Il rischio elezioni. Per ora, l’unica strategia possibile per il Pd è quella di inchiodare il Movimento 5Stelle a pochi punti programmatici che Grillo non potrà rifiutare e su quelli iniziare a trattare, prendendo tempo senza andare di nuovo al voto. “Se si tornasse alle urne – spiegano negli ambienti vicini alla Segreteria Pd – Grillo capitalizzerebbe ulteriormente il tracollo dei partiti e rischieremmo di trovarcelo al 30-35% in un attimo. Le elezioni sarebbero un disastro”.

Il passo indietro. La fragile struttura “democratica”, dunque, per ora deve reggere. Non ci sono alternative. E se dovesse servire, la direzione di mercoledì prossimo potrebbe chiedere a Bersani “un passo indietro” (come ha spiegato oggi in un’intervista al Corriere la portavoce del Segretario, l’onorevole Moretti, usando un eufemismo), all’insegna del rinnovamento del Partito democratico. Con un Renzi che già scalda i motori ma che – se fosse candidato premier – rischierebbe di bruciarsi in una palude politica di difficile gestione. E alcuni nel partito non aspettano altro che un passo falso del sindaco di Firenze. Il suo nome – non foss’altro che non ce ne sono altri – per ora è nell’aria. Anzi, al Nazareno lo si va ripetendo dal minuto successivo alla chiusura delle urne, preso atto della sconfitta del Pd a guida Bersani.

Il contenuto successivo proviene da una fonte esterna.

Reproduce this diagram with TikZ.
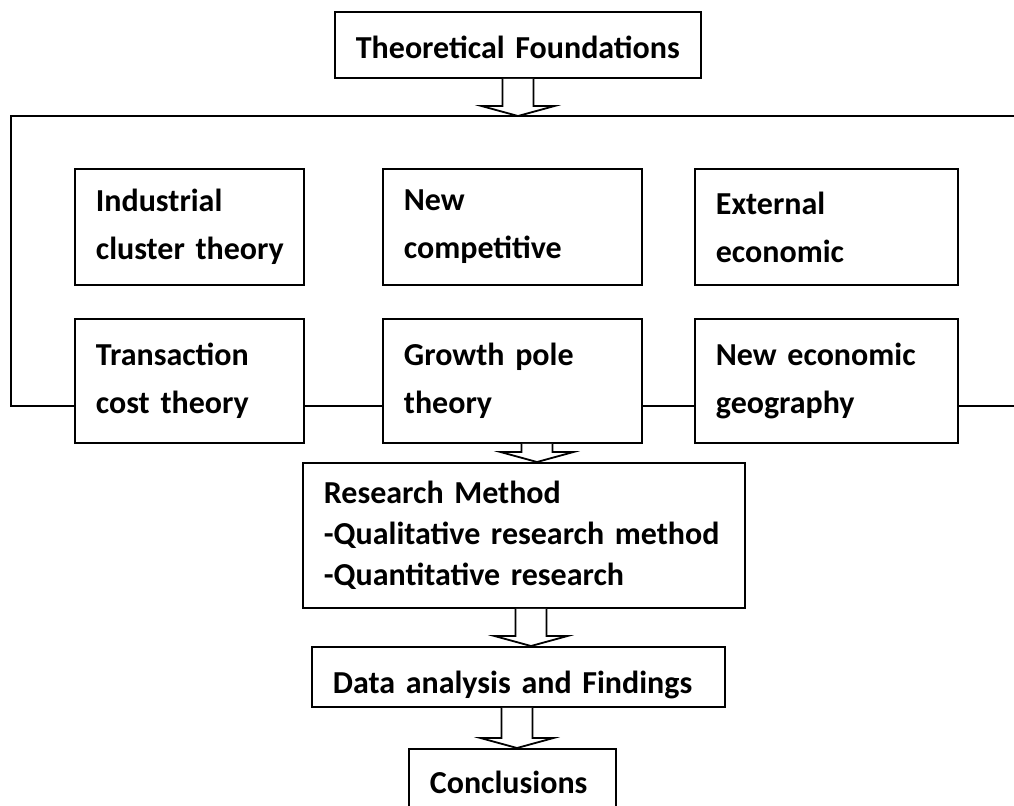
\documentclass[tikz,border=0pt]{standalone}
\usepackage{fontspec}
\setmainfont{Carlito}
\usetikzlibrary{calc}

% hollow block arrow: #1 start (box bottom), #2 tip level, #3 shaft x
\newcommand\hollowarrow[3]{%
  \draw[flow] let \p1=(#1), \p2=(#2), \p3=(#3,0) in
    (\x3-7.75pt,\y1) -- (\x3-7.75pt,\y2+5pt) -- (\x3-18.25pt,\y2+5pt)
    -- (\x3,\y2) -- (\x3+18.25pt,\y2+5pt) -- (\x3+7.75pt,\y2+5pt)
    -- (\x3+7.75pt,\y1);}

\begin{document}
\begin{tikzpicture}[
  x=0.5pt, y=-0.5pt,
  box/.style={
    draw, line width=0.9pt, anchor=north west,
    inner xsep=10.5pt, inner ysep=0pt, align=left,
    font=\fontsize{16pt}{24pt}\selectfont\bfseries
  },
  flow/.style={line width=0.9pt, fill=white, line join=miter},
  frame/.style={line width=0.9pt}
]
\useasboundingbox (0,0) rectangle (1014,805);

% --- Top box ---
\node[box, text width=162pt, minimum height=33pt,
      text height=14pt, text depth=0pt] (tf) at (334,11)
  {Theoretical~Foundations};

% --- Theories ---
\foreach \n/\x/\w/\t in
  {ic/74/93.5/{Industrial\\\mbox{cluster theory}},
   nc/382/108.5/{New\\competitive},
   ee/694/110.5/{External\\economic}}
{
  \node[box, text width=\w pt, minimum height=58pt] (\n) at (\x,168) {\t};
}
\foreach \n/\x/\w/\t in
  {tc/74/93.5/{Transaction\\cost~theory},
   gp/382/108.5/{Growth~pole\\theory},
   ng/694/110.5/{New~economic\\geography}}
{
  \node[box, text width=\w pt, minimum height=62pt] (\n) at (\x,318) {\t};
}

% --- Method, analysis, conclusions ---
\node[box, text width=200pt, minimum height=72.5pt,
      font=\fontsize{16pt}{20.5pt}\selectfont\bfseries] (rm) at (302,462)
  {Research~Method\\-Qualitative~research~method\\-Quantitative~research};
\node[box, text width=185.5pt, minimum height=30pt,
      text height=17pt, text depth=0pt] (da) at (311,646)
  {Data~analysis~and~Findings};
\node[box, text width=82.5pt, minimum height=36pt,
      text height=9pt, text depth=0pt] (cc) at (408,748)
  {Conclusions};

% --- Frame round the theories ---
\coordinate (ft) at (11,116);
\coordinate (fe) at (1014,116);
\coordinate (lk) at (0,406);
\coordinate (le) at (1014,406);
\draw[frame] (fe) -- (ft) |- (tc.west |- lk);
\draw[frame] (tc.east |- lk) -- (gp.west |- lk);
\draw[frame] (gp.east |- lk) -- (ng.west |- lk);
\draw[frame] (ng.east |- lk) -- (le);

% --- Arrows ---
\hollowarrow{tf.south}{ft}{518}
\hollowarrow{gp.south}{rm.north}{537}
\hollowarrow{rm.south}{da.north}{531}
\hollowarrow{da.south}{cc.north}{517}

\end{tikzpicture}
\end{document}
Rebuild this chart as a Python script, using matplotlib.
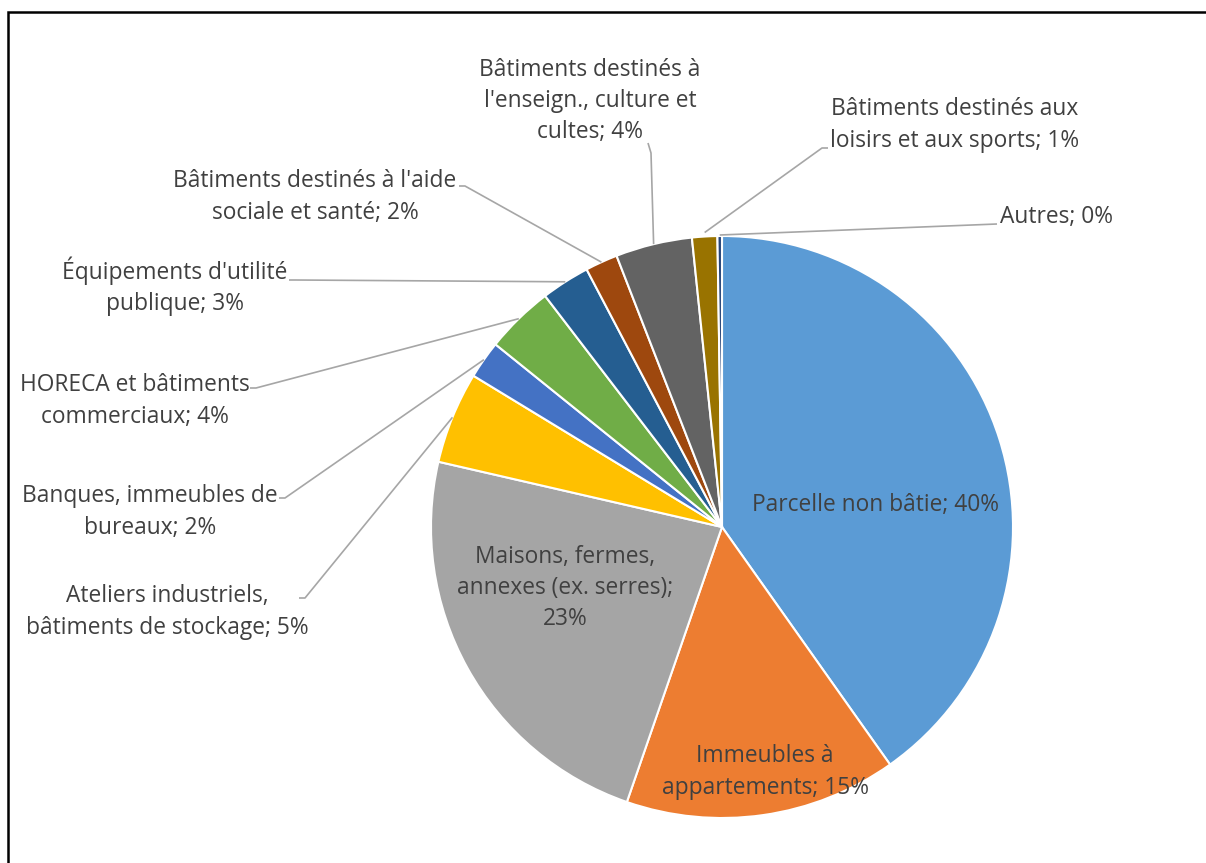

Renzi e il governissimo. A prendere il posto di Bersani, però, Renzi non ci sta. Ma fa sapere tramite un’intervista del Corriere della Sera (smentita con un tweet poco dopo – “Adesso faccio il sindaco” – ma chi ha orecchie per intendere intenda) che se venisse presentata a Napolitano una lista di candidati, tra cui lui, potrebbe avventurarsi a guidare una coalizione che tenesse dentro sia Grillo che Berlusconi. Una sorta di Monti junior. «Quando dicevo che avremmo dovuto dimezzare i parlamentari e azzerare il finanziamento pubblico – spiega il sindaco di Firenze – tutti mi trattavano come un demagogo da strapazzo, anche nel partito, senza capire che quello era il modo per sgonfiare Grillo». E il suo ragionamento non fa una piega. Così come il risultato: tre milioni e mezzo di voti in meno rispetto a quanto prese Veltroni. Una disfatta.

In bicicletta. E mentre un partito ingessato rischia di restare fossile, incancrenito sulle solite dinamiche interne, lontane dal Paese, Renzi fa sapere che se i suoi colleghi «arrivano per le riunioni del partito con le loro belle auto blu e litigano. Io preferisco rimanere a Firenze e andare in giro in bicicletta. Non voglio essere coinvolto in queste storie». Ma è lì pronto, in pole. E nel Pd lo sanno tutti. Anche Bersani.